The Union of Right Forces (SPS), which supports western-style capitalism and is associated with the free market reforms and privatization of the 1990s under the presidency of Boris Yeltsin, failed to reach the 5% threshold in the 2003 elections needed to take up seats in the lower house of parliament, the State Duma. It has two seats in the 450-seat Duma, all from single-mandate districts, compared with the 32 it took in 1999.

Nikita Belykh, the leader of the SPS, told a party Congress he is seeking to take up seats in the Duma in the 2007 elections and that he will complete negotiations on the formation of a new coalition party within the next two months.

"My proposal is to convene a party Congress in November in order to make a final decision on the [coalition] structure, name, members, leaders and program we plan to win the elections with," he said.

Vladimir Ryzhkov, an independent parliamentarian and head of the Republican Party, said his party was ready to join a united democratic party.

"Our party is ready for the formation of a single, united democratic party," Ryzhkov told the Congress, adding that the parties maintained close ties with each other.

A new democratic alliance, which is likely to include the Party for the Development of Entrepreneurship, is expected to be launched in November.

Belykh said the SPS will form an opposition faction if it succeeds in the 2007 elections, and will make every effort to become Russia's ruling party in 2015.

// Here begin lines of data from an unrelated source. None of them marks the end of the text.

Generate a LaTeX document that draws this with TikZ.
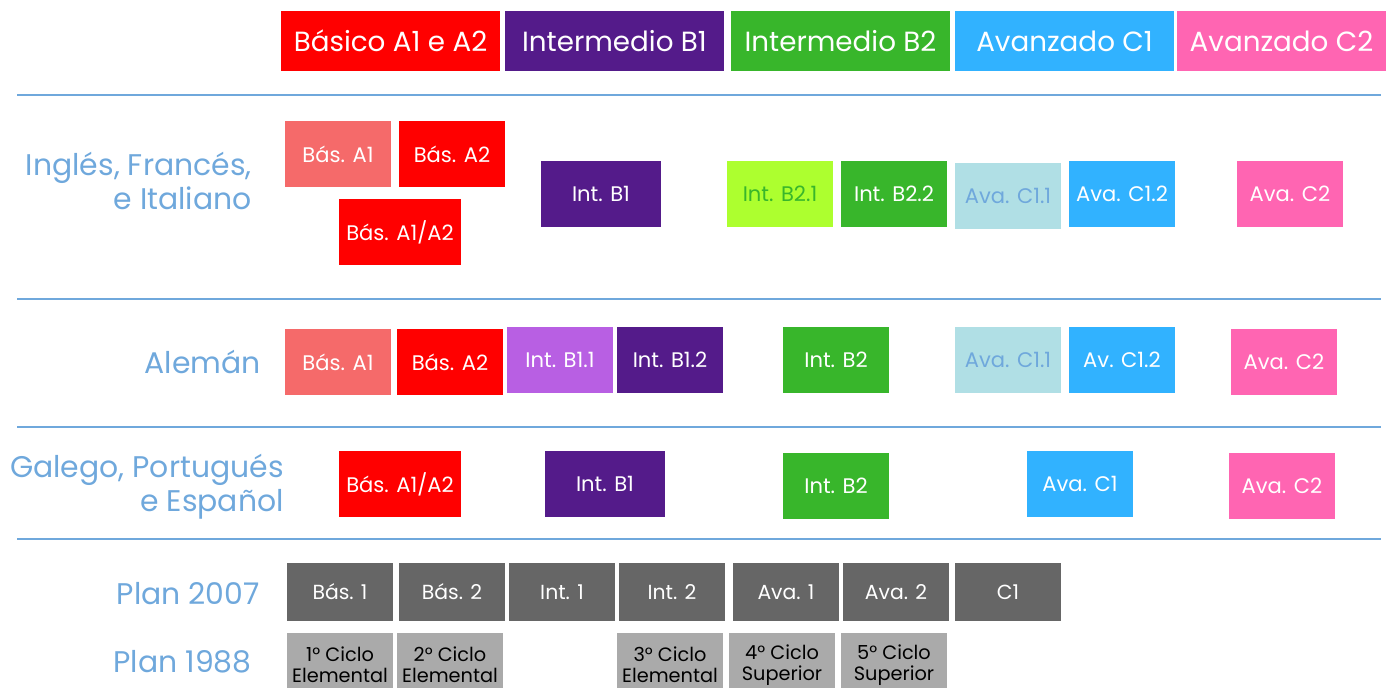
\documentclass[tikz,border=0pt]{standalone}
\usepackage{fontspec}
\setmainfont{Poppins}
\definecolor{rowline}{HTML}{6FA8DC}
\definecolor{basred}{HTML}{FF0000}
\definecolor{bassalmon}{HTML}{F56A6A}
\definecolor{intpurple}{HTML}{541B8A}
\definecolor{intlilac}{HTML}{B85FE3}
\definecolor{intgreen}{HTML}{38B62B}
\definecolor{intlime}{HTML}{ADFF2F}
\definecolor{avablue}{HTML}{31B2FF}
\definecolor{avapale}{HTML}{B0DFE5}
\definecolor{avapink}{HTML}{FF65B2}
\definecolor{plandark}{HTML}{666666}
\definecolor{planlight}{HTML}{AAAAAA}
\tikzset{
    level/.style={inner sep=0pt, minimum width=2.12cm, minimum height=1.32cm, text=white, font=\fontsize{12}{14}\selectfont},
    header/.style={inner sep=0pt, minimum width=4.38cm, minimum height=1.2cm, text=white, font=\fontsize{15.8}{19}\selectfont},
    language/.style={anchor=east, align=right, inner sep=0pt, text=rowline, font=\fontsize{17}{19.2}\selectfont},
    plan/.style={inner sep=0pt, minimum width=2.12cm, minimum height=1.16cm, fill=plandark, text=white, font=\fontsize{11.6}{13}\selectfont},
    cycle/.style={inner sep=0pt, minimum width=2.12cm, minimum height=1.28cm, fill=planlight, text=black, align=center, font=\fontsize{11}{12}\selectfont},
}
\begin{document}
\begin{tikzpicture}[x=0.02cm, y=-0.02cm]
    \useasboundingbox (0, 0) rectangle (1386, 688);
    % course levels
    \node[header, fill=basred] (hbas) at (390.5, 41) {Básico A1 e A2};
    \node[header, fill=intpurple] (hintb1) at (614.5, 41) {Intermedio B1};
    \node[header, fill=intgreen] (hintb2) at (840.5, 41) {Intermedio B2};
    \node[header, fill=avablue] (havac1) at (1064.5, 41.5) {Avanzado C1};
    \node[header, fill=avapink, minimum width=4.18cm] (havac2) at (1281.5, 41) {Avanzado C2};
    % separators
    \draw[rowline, line width=0.04cm] (17, 95) to (1381, 95);
    \draw[rowline, line width=0.04cm] (17, 299) to (1381, 299);
    \draw[rowline, line width=0.04cm] (17, 427) to (1381, 427);
    \draw[rowline, line width=0.04cm] (17, 539) to (1381, 539);
    % Ingles, Frances, e Italiano
    \node[language] (ingles) at (252, 181) {Inglés, Francés,\\e Italiano};
    \node[level, fill=bassalmon] (ibasa1) at (338, 154) {Bás. A1};
    \node[level, fill=basred] (ibasa2) at (452, 154) {Bás. A2};
    \node[level, fill=basred, minimum width=2.44cm] (ibasa12) at (400, 232) {Bás. A1/A2};
    \node[level, fill=intpurple, minimum width=2.4cm] (iintb1) at (601, 194) {Int. B1};
    \node[level, fill=intlime, text=intgreen] (iintb21) at (780, 194) {Int. B2.1};
    \node[level, fill=intgreen] (iintb22) at (894, 194) {Int. B2.2};
    \node[level, fill=avapale, text=rowline] (iavac11) at (1008, 196) {Ava. C1.1};
    \node[level, fill=avablue] (iavac12) at (1122, 194) {Ava. C1.2};
    \node[level, fill=avapink] (iavac2) at (1290, 194) {Ava. C2};
    % Aleman
    \node[language] (aleman) at (261, 362) {Alemán};
    \node[level, fill=bassalmon] (abasa1) at (338, 362) {Bás. A1};
    \node[level, fill=basred] (abasa2) at (450, 362) {Bás. A2};
    \node[level, fill=intlilac] (aintb11) at (560, 360) {Int. B1.1};
    \node[level, fill=intpurple] (aintb12) at (670, 360) {Int. B1.2};
    \node[level, fill=intgreen] (aintb2) at (836, 360) {Int. B2};
    \node[level, fill=avapale, text=rowline] (aavac11) at (1008, 360) {Ava. C1.1};
    \node[level, fill=avablue] (aavc12) at (1122, 360) {Av. C1.2};
    \node[level, fill=avapink] (aavac2) at (1284, 362) {Ava. C2};
    % Galego, Portugues e Espanol
    \node[language] (galego) at (284, 487) {Galego, Portugués\\e Español};
    \node[level, fill=basred, minimum width=2.44cm] (gbasa12) at (400, 484) {Bás. A1/A2};
    \node[level, fill=intpurple, minimum width=2.4cm] (gintb1) at (605, 484) {Int. B1};
    \node[level, fill=intgreen] (gintb2) at (836, 486) {Int. B2};
    \node[level, fill=avablue] (gavac1) at (1080, 484) {Ava. C1};
    \node[level, fill=avapink] (gavac2) at (1282, 486) {Ava. C2};
    % plans
    \node[language] (plan2007) at (260, 594) {Plan 2007};
    \node[plan] (pbas1) at (340, 592) {Bás. 1};
    \node[plan] (pbas2) at (452, 592) {Bás. 2};
    \node[plan] (pint1) at (562, 592) {Int. 1};
    \node[plan] (pint2) at (672, 592) {Int. 2};
    \node[plan] (pava1) at (786, 592) {Ava. 1};
    \node[plan] (pava2) at (896, 592) {Ava. 2};
    \node[plan] (pc1) at (1008, 592) {C1};
    \node[language] (plan1988) at (252, 662) {Plan 1988};
    \node[cycle] (ociclo1) at (340, 665) {1° Ciclo\\Elemental};
    \node[cycle] (ociclo2) at (450, 665) {2° Ciclo\\Elemental};
    \node[cycle] (ociclo3) at (670, 665) {3° Ciclo\\Elemental};
    \node[cycle] (ociclo4) at (782, 665) {4° Ciclo\\Superior};
    \node[cycle] (ociclo5) at (894, 665) {5° Ciclo\\Superior};
\end{tikzpicture}
\end{document}
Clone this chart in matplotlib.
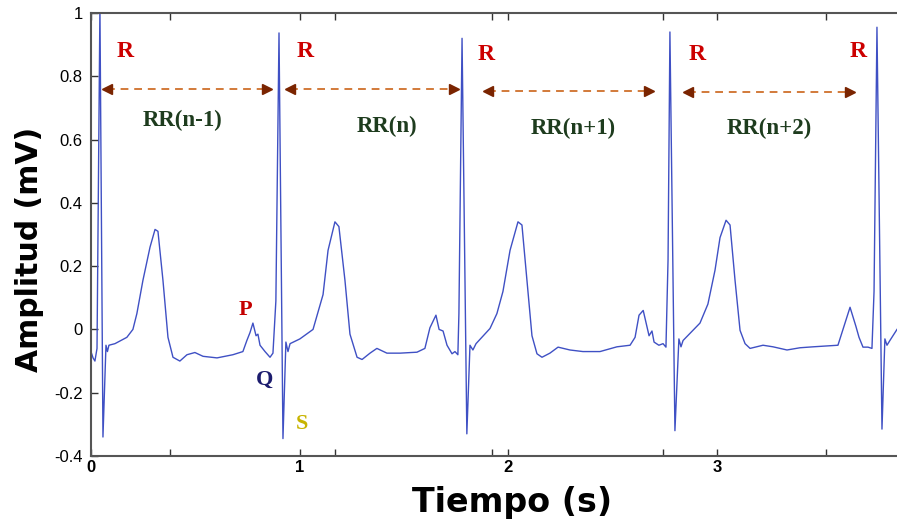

"In 2011 we intend to increase our representation [in the Duma] and form an influential grouping to block draft bills which are not in line with the principles of democracy and a market economy," he said. "In 2015, we intend to be a ruling party."

Leonid Gozman, SPS deputy chairman, said the party advocates the large-scale unification of democratic forces in Russia, but rules out coming to power on the back of a "color revolution" similar to the "Orange Revolution" in Ukraine.

He said the SPS will never join a coalition with left-wing nationalists.

"We have no the right to clear the road for those. In comparison with them, the current power is a pure specimen of democracy," he said.

Analysts have said unification is the only solution to the current difficulties Russia's liberal parties are in. The democrats, however, have not been able so far to identify a common platform or put up a recognized leader able to compete on equal terms with the party in power, United Russia.